>> BEGIN

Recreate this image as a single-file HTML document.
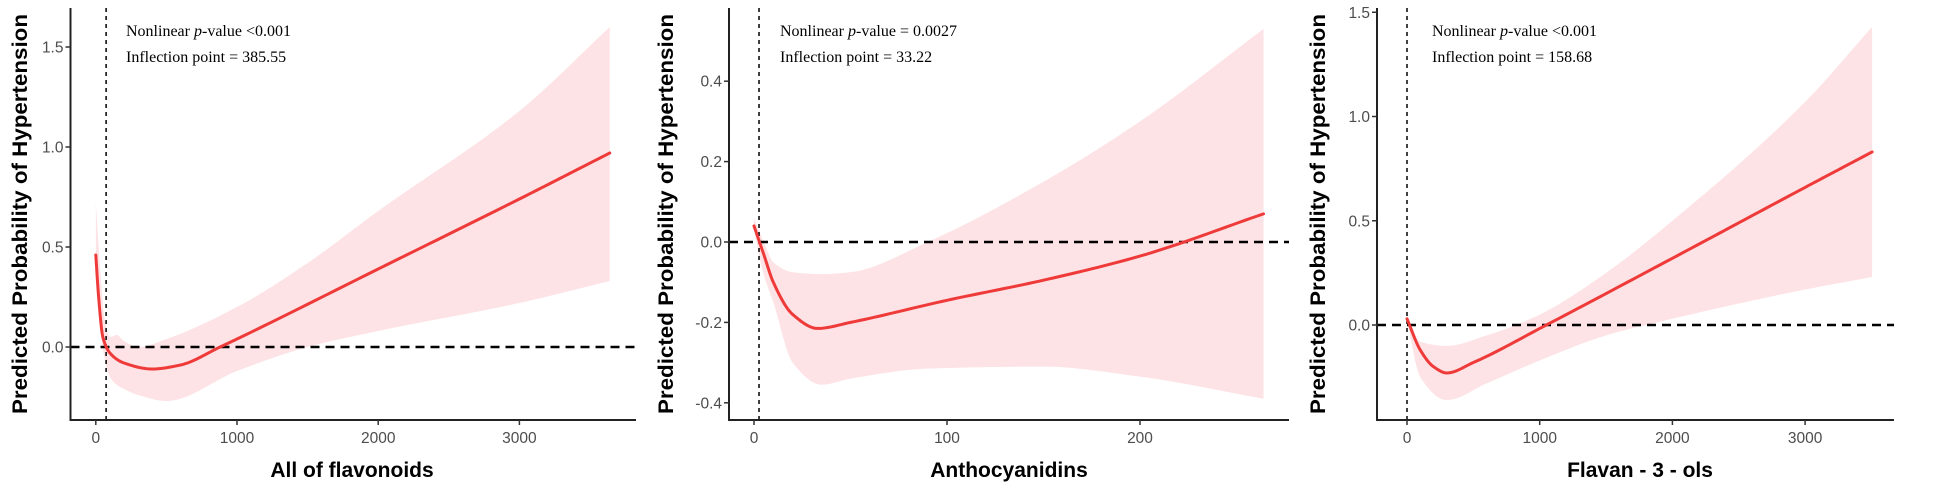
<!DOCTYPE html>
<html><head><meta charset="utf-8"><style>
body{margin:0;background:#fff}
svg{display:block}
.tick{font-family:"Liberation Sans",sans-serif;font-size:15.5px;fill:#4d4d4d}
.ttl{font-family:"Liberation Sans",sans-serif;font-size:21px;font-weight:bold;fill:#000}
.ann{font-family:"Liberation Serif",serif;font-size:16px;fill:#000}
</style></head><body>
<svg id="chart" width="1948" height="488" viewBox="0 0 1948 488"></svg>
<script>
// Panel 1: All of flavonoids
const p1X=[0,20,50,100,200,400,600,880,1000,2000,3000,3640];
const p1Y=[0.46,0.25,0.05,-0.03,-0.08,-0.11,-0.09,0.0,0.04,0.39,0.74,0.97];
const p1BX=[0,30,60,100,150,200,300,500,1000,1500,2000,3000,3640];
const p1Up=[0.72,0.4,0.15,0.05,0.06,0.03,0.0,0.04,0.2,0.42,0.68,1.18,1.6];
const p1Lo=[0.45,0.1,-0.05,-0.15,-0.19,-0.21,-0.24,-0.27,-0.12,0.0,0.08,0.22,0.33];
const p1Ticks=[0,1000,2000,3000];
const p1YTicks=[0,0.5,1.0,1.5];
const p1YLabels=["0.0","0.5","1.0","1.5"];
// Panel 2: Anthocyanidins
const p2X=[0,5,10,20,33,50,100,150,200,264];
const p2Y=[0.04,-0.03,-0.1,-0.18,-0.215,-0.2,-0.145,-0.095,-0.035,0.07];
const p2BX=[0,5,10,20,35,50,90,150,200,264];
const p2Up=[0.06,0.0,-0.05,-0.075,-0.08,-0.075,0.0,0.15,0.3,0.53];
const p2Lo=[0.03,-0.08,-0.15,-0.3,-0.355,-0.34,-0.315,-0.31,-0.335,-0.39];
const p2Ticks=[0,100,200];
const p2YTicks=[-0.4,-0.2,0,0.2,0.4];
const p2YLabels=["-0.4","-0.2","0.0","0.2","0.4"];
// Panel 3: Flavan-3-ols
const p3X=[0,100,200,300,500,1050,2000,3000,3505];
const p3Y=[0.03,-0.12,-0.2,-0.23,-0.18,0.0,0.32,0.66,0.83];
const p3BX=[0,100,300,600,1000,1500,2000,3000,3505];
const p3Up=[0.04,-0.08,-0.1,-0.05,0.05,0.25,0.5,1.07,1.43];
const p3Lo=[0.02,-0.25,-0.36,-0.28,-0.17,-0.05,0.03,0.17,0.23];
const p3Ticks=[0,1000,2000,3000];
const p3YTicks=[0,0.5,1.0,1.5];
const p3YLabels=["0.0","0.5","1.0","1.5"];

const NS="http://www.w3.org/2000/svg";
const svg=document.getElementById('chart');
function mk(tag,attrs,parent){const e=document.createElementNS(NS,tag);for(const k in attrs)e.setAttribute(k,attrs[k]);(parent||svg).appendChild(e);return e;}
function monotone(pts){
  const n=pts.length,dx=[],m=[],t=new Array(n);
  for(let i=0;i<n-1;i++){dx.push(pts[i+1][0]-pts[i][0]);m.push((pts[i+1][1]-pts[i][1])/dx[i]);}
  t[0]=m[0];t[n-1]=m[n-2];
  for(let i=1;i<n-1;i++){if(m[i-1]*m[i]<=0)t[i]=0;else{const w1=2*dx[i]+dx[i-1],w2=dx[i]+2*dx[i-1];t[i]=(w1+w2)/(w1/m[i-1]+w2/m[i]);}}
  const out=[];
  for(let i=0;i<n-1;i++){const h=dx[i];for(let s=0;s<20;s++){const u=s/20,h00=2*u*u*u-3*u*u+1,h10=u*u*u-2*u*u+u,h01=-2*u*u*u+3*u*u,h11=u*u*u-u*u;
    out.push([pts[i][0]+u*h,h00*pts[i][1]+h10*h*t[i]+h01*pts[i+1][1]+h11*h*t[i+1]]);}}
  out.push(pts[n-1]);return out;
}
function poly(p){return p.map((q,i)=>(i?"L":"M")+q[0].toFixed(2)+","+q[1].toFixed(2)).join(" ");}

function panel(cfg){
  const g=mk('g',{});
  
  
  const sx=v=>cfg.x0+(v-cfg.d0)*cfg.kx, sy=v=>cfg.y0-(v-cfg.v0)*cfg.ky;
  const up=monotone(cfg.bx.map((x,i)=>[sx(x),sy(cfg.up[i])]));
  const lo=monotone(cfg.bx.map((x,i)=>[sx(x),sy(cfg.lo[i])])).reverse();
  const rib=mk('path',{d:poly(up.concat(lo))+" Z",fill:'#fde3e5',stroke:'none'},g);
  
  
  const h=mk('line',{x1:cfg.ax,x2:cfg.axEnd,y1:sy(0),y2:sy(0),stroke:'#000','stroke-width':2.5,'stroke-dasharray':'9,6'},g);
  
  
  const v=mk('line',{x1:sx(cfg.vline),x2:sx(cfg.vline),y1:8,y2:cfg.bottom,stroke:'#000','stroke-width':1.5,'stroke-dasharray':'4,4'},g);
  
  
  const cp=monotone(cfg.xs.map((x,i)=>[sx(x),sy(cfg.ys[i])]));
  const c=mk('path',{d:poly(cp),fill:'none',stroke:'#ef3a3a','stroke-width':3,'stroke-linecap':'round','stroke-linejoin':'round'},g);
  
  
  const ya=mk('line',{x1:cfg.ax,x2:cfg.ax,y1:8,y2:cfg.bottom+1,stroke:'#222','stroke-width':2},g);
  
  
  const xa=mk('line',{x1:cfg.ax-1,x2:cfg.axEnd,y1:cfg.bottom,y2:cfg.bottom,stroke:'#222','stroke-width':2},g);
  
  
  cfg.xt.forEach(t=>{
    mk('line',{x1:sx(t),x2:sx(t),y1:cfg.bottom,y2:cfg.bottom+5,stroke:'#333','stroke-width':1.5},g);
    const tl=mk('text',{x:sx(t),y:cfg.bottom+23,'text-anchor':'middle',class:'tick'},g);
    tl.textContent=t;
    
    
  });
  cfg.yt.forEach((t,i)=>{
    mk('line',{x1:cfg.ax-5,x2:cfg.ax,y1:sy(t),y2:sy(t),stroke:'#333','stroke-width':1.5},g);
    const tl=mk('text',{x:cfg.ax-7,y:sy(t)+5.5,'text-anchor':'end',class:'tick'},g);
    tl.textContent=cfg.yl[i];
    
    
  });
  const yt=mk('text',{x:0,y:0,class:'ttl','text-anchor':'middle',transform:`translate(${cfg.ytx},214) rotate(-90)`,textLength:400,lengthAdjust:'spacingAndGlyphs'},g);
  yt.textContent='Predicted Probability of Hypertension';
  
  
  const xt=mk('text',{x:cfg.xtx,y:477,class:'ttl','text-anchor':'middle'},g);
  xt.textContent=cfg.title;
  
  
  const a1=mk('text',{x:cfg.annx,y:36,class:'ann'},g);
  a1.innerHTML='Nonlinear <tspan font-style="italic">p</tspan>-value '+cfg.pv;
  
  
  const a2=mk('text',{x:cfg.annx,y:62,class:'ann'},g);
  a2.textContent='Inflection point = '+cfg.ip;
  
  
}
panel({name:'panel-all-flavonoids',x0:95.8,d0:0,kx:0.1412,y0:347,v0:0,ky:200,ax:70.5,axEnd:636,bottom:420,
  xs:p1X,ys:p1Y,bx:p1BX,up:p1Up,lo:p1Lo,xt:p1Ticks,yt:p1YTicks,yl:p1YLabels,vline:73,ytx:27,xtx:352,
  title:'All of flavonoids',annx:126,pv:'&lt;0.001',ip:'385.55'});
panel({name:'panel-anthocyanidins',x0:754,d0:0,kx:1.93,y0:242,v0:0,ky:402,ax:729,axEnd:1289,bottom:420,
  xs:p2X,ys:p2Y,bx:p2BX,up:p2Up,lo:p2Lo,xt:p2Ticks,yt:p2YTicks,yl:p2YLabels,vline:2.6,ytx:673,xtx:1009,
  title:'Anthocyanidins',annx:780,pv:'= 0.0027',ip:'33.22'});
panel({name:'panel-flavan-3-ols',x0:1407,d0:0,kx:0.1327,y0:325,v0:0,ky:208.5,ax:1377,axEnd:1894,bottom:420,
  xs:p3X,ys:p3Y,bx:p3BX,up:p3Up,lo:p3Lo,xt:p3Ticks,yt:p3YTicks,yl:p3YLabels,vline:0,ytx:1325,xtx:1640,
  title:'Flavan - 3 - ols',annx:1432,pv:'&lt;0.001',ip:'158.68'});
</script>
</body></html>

>> END
>> BEGIN

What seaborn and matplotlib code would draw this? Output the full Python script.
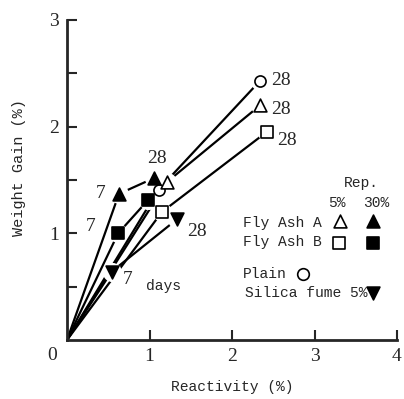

>> END
>> BEGIN

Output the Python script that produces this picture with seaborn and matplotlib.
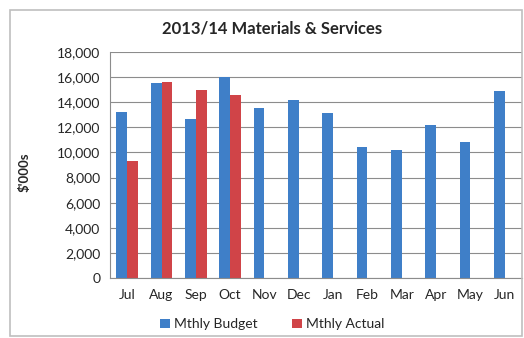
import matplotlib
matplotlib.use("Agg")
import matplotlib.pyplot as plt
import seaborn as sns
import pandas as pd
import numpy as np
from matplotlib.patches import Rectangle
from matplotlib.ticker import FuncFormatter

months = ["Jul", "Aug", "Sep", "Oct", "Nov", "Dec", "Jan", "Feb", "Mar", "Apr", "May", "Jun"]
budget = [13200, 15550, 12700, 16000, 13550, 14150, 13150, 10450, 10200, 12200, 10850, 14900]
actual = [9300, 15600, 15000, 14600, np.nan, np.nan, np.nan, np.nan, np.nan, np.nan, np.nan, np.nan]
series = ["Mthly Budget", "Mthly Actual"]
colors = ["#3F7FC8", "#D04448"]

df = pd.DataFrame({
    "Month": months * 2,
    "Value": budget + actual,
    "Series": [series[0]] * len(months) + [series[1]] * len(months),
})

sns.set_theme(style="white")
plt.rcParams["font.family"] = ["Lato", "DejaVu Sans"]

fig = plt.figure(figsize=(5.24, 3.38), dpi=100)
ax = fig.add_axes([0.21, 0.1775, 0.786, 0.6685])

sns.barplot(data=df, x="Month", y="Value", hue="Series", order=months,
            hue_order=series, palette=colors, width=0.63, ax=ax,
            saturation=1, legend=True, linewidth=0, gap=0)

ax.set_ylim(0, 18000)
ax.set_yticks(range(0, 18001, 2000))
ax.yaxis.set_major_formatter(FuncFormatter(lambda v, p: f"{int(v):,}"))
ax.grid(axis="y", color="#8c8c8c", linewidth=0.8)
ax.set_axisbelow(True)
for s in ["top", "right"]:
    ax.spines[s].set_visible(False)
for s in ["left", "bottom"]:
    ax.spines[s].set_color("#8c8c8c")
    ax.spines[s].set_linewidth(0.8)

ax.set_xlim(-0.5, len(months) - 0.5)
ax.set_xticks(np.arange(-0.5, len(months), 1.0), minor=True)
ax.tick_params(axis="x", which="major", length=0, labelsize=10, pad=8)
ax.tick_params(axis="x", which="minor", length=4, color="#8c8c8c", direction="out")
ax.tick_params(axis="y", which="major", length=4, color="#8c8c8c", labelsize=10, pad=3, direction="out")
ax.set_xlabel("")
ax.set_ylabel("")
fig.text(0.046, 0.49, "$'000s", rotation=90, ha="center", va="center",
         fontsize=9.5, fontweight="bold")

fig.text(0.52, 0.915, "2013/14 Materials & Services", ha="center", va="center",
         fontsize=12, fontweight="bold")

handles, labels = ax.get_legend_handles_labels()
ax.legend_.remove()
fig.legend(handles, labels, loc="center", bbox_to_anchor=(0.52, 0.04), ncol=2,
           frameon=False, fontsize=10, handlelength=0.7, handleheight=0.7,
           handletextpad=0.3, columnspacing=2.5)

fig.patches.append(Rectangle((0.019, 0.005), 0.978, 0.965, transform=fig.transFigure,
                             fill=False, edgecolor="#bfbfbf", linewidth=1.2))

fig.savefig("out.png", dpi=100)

>> END

§ **YOUR GOAL**
Return each line among the entries that holds the word "script".

§ **RESPONSE TO THIS TASK**
<script>
</script>
What seaborn and matplotlib code would draw this? Output the full Python script.
Output the Python script that produces this picture with seaborn and matplotlib.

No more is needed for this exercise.